►
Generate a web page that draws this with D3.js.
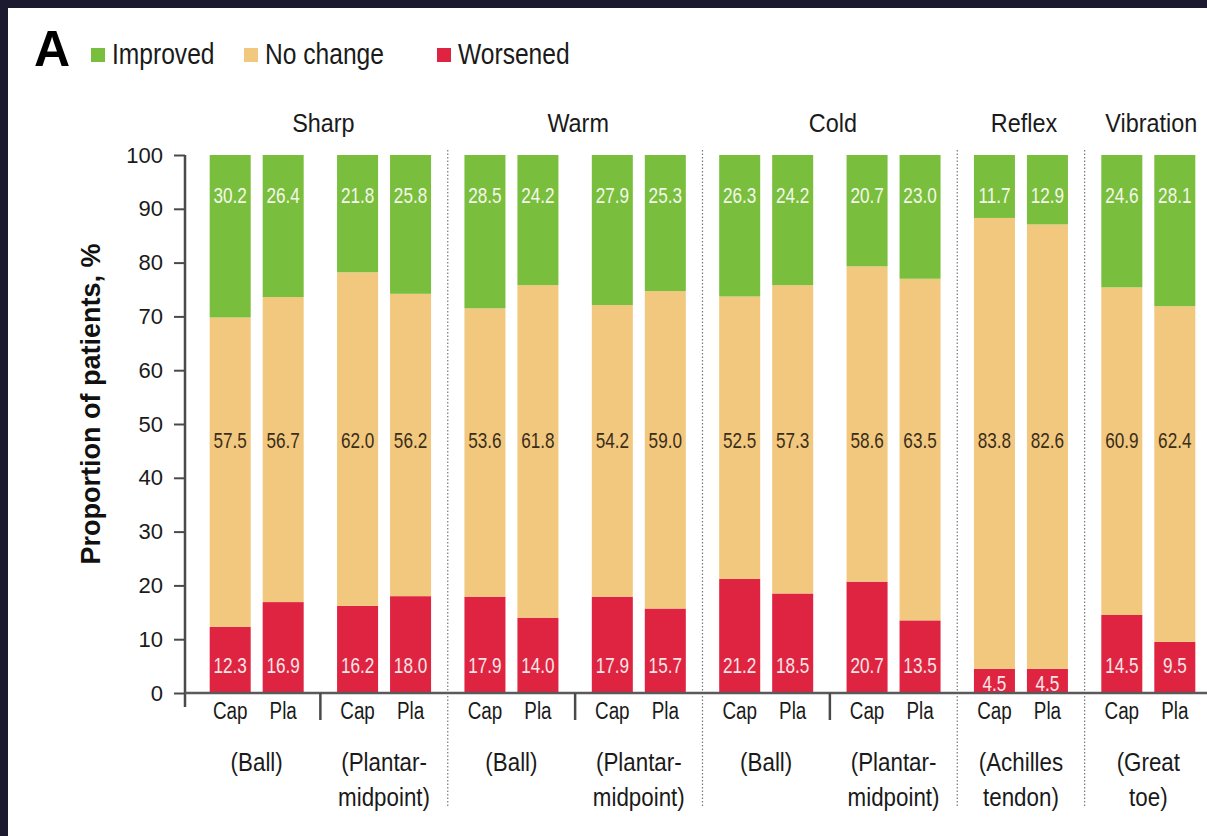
<!DOCTYPE html>
<html>
<head>
<meta charset="utf-8">
<script src="https://cdn.jsdelivr.net/npm/d3@7"></script>
<style>
  body { margin: 0; background: #1b1a2e; }
  svg { display: block; }
  text { font-family: "Liberation Sans", Arial, sans-serif; }
</style>
</head>
<body>
<svg id="chart" width="1207" height="836"></svg>
<script>
// categories
const groupNames = ["Sharp", "Warm", "Cold", "Reflex", "Vibration"];
const subgroupGroup = [0, 0, 1, 1, 2, 2, 3, 4];   // which group each site belongs to
const siteLabels = [
    ["(Ball)"], ["(Plantar-", "midpoint)"],
    ["(Ball)"], ["(Plantar-", "midpoint)"],
    ["(Ball)"], ["(Plantar-", "midpoint)"],
    ["(Achilles", "tendon)"], ["(Great", "toe)"]
];
const arms = ["Cap", "Pla"];

// series values, [Cap, Pla] per site
const improved = [[30.2, 26.4], [21.8, 25.8], [28.5, 24.2], [27.9, 25.3], [26.3, 24.2], [20.7, 23.0], [11.7, 12.9], [24.6, 28.1]];
const noChange = [[57.5, 56.7], [62.0, 56.2], [53.6, 61.8], [54.2, 59.0], [52.5, 57.3], [58.6, 63.5], [83.8, 82.6], [60.9, 62.4]];
const worsened = [[12.3, 16.9], [16.2, 18.0], [17.9, 14.0], [17.9, 15.7], [21.2, 18.5], [20.7, 13.5], [4.5, 4.5], [14.5, 9.5]];

const yTicks = [0, 10, 20, 30, 40, 50, 60, 70, 80, 90, 100];

const keys = ["worsened", "noChange", "improved"];
const legendKeys = ["improved", "noChange", "worsened"];
const legendNames = { improved: "Improved", noChange: "No change", worsened: "Worsened" };
const colors = { improved: "#79bf3d", noChange: "#f2c87e", worsened: "#df2442" };

// flatten to one row per bar
const rows = [];
siteLabels.forEach((s, i) => {
    arms.forEach((arm, j) => {
        rows.push({ site: i, arm: arm, improved: improved[i][j], noChange: noChange[i][j], worsened: worsened[i][j] });
    });
});

const W = 1207, H = 836;
const svg = d3.select("#chart");

// no narrow font installed, so squeeze Liberation Sans horizontally
const squeeze = (x, y, sx) => `translate(${x},${y}) scale(${sx},1)`;

// white panel inside the dark frame
svg.append("rect").attr("x", 8).attr("y", 8).attr("width", W - 8).attr("height", H - 8).attr("fill", "#fff");

const y = d3.scaleLinear().domain([0, 100]).range([693, 155]);
const x0 = d3.scaleBand().domain(d3.range(siteLabels.length)).range([193, 1212]);
const bw = x0.bandwidth();
const x1 = d3.scaleBand().domain(arms).range([bw * 0.131, bw * 0.869]).paddingInner(0.226);
const barX = d => x0(d.site) + x1(d.arm);
const barMid = d => barX(d) + x1.bandwidth() / 2;

// dotted separators between test groups
const groupBreaks = d3.range(1, siteLabels.length).filter(i => subgroupGroup[i] !== subgroupGroup[i - 1]);
svg.append("g").selectAll("line").data(groupBreaks).join("line")
    .attr("x1", i => x0(i)).attr("x2", i => x0(i))
    .attr("y1", y(100) - 5).attr("y2", 808)
    .attr("stroke", "#777").attr("stroke-width", 1.2).attr("stroke-dasharray", "1.5,2");

// stacked bars
const stack = d3.stack().keys(keys)(rows);
svg.append("g").selectAll("g").data(stack).join("g")
    .attr("fill", s => colors[s.key])
    .selectAll("rect").data(s => s).join("rect")
    .attr("x", d => barX(d.data))
    .attr("width", x1.bandwidth())
    .attr("y", d => y(d[1]))
    .attr("height", d => y(d[0]) - y(d[1]));

// value labels
const labelG = svg.append("g").attr("font-size", 22).attr("text-anchor", "middle");
rows.forEach(r => {
    const cx = barMid(r);
    labelG.append("text").attr("transform", squeeze(cx, y(91.1), 0.78))
        .attr("fill", "#f4f7ea").text(r.improved.toFixed(1));
    labelG.append("text").attr("transform", squeeze(cx, y(45.5), 0.78))
        .attr("fill", "#3a2e1a").text(r.noChange.toFixed(1));
    labelG.append("text").attr("transform", squeeze(cx, r.worsened < 5 ? y(0.3) : y(3.7), 0.78))
        .attr("fill", "#f7e6e8").text(r.worsened.toFixed(1));
});

// y axis
const yAxis = svg.append("g").attr("transform", "translate(185,0)")
    .call(d3.axisLeft(y).tickValues(yTicks).tickSize(11).tickSizeOuter(0).tickPadding(11));
yAxis.select(".domain").remove();
yAxis.append("line").attr("y1", y(100)).attr("y2", y(0) + 14).attr("stroke", "#4a4a4a").attr("stroke-width", 2.5);
yAxis.selectAll(".tick line").attr("stroke", "#4a4a4a").attr("stroke-width", 2);
yAxis.selectAll(".tick text")
    .attr("font-family", "'Liberation Sans', Arial, sans-serif")
    .attr("font-size", 22).attr("fill", "#1a1a1a");

// x baseline
svg.append("line").attr("x1", 185).attr("x2", W).attr("y1", y(0)).attr("y2", y(0))
    .attr("stroke", "#5a5a5a").attr("stroke-width", 2.5);

// solid ticks between sites of the same group
const siteBreaks = d3.range(1, siteLabels.length).filter(i => subgroupGroup[i] === subgroupGroup[i - 1]);
svg.append("g").selectAll("line").data(siteBreaks).join("line")
    .attr("x1", i => x0(i)).attr("x2", i => x0(i))
    .attr("y1", y(0)).attr("y2", y(0) + 27)
    .attr("stroke", "#4a4a4a").attr("stroke-width", 2.5);

// arm labels
svg.append("g").attr("font-size", 23).attr("text-anchor", "middle").attr("fill", "#1a1a1a")
    .selectAll("text").data(rows).join("text")
    .attr("transform", d => squeeze(barMid(d), 719, 0.82))
    .text(d => d.arm);

// site labels
const siteG = svg.append("g").attr("font-size", 26).attr("text-anchor", "middle").attr("fill", "#1a1a1a");
siteLabels.forEach((lines, i) => {
    const t = siteG.append("text").attr("transform", squeeze(x0(i) + bw / 2, 771, 0.86));
    lines.forEach((l, k) => t.append("tspan").attr("x", 0).attr("dy", k ? 35 : 0).text(l));
});

// group titles
svg.append("g").attr("font-size", 26).attr("text-anchor", "middle").attr("fill", "#1a1a1a")
    .selectAll("text").data(groupNames).join("text")
    .attr("transform", (g, gi) => {
        const idx = d3.range(siteLabels.length).filter(i => subgroupGroup[i] === gi);
        return squeeze(d3.mean(idx, i => x0(i) + bw / 2) + 3, 132, 0.9);
    })
    .text(g => g);

// y title
svg.append("text")
    .attr("transform", `translate(100,${(y(0) + y(100)) / 2 - 20}) rotate(-90)`)
    .attr("text-anchor", "middle").attr("font-size", 27).attr("font-weight", "bold").attr("fill", "#111")
    .text("Proportion of patients, %");

// panel letter
svg.append("text").attr("x", 34).attr("y", 66)
    .attr("font-weight", "bold").attr("font-size", 50).attr("fill", "#000").text("A");

// legend
const legendX = { improved: 91, noChange: 244, worsened: 437 };
const leg = svg.append("g").attr("font-size", 30).attr("fill", "#1a1a1a");
legendKeys.forEach(k => {
    leg.append("rect").attr("x", legendX[k]).attr("y", 48).attr("width", 14).attr("height", 14).attr("fill", colors[k]);
    leg.append("text").attr("transform", squeeze(legendX[k] + 21, 64, 0.82)).text(legendNames[k]);
});
</script>
</body>
</html>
◄
• _Task prompt_
Up to and including the line with "80, 90, 100];", copy the data above from its first line. Skip pictures.

• _Task answer_
Generate a web page that draws this with D3.js.
<!DOCTYPE html>
<html>
<head>
<meta charset="utf-8">
<script src="https://cdn.jsdelivr.net/npm/d3@7"></script>
<style>
  body { margin: 0; background: #1b1a2e; }
  svg { display: block; }
  text { font-family: "Liberation Sans", Arial, sans-serif; }
</style>
</head>
<body>
<svg id="chart" width="1207" height="836"></svg>
<script>
// categories
const groupNames = ["Sharp", "Warm", "Cold", "Reflex", "Vibration"];
const subgroupGroup = [0, 0, 1, 1, 2, 2, 3, 4];   // which group each site belongs to
const siteLabels = [
    ["(Ball)"], ["(Plantar-", "midpoint)"],
    ["(Ball)"], ["(Plantar-", "midpoint)"],
    ["(Ball)"], ["(Plantar-", "midpoint)"],
    ["(Achilles", "tendon)"], ["(Great", "toe)"]
];
const arms = ["Cap", "Pla"];

// series values, [Cap, Pla] per site
const improved = [[30.2, 26.4], [21.8, 25.8], [28.5, 24.2], [27.9, 25.3], [26.3, 24.2], [20.7, 23.0], [11.7, 12.9], [24.6, 28.1]];
const noChange = [[57.5, 56.7], [62.0, 56.2], [53.6, 61.8], [54.2, 59.0], [52.5, 57.3], [58.6, 63.5], [83.8, 82.6], [60.9, 62.4]];
const worsened = [[12.3, 16.9], [16.2, 18.0], [17.9, 14.0], [17.9, 15.7], [21.2, 18.5], [20.7, 13.5], [4.5, 4.5], [14.5, 9.5]];

const yTicks = [0, 10, 20, 30, 40, 50, 60, 70, 80, 90, 100];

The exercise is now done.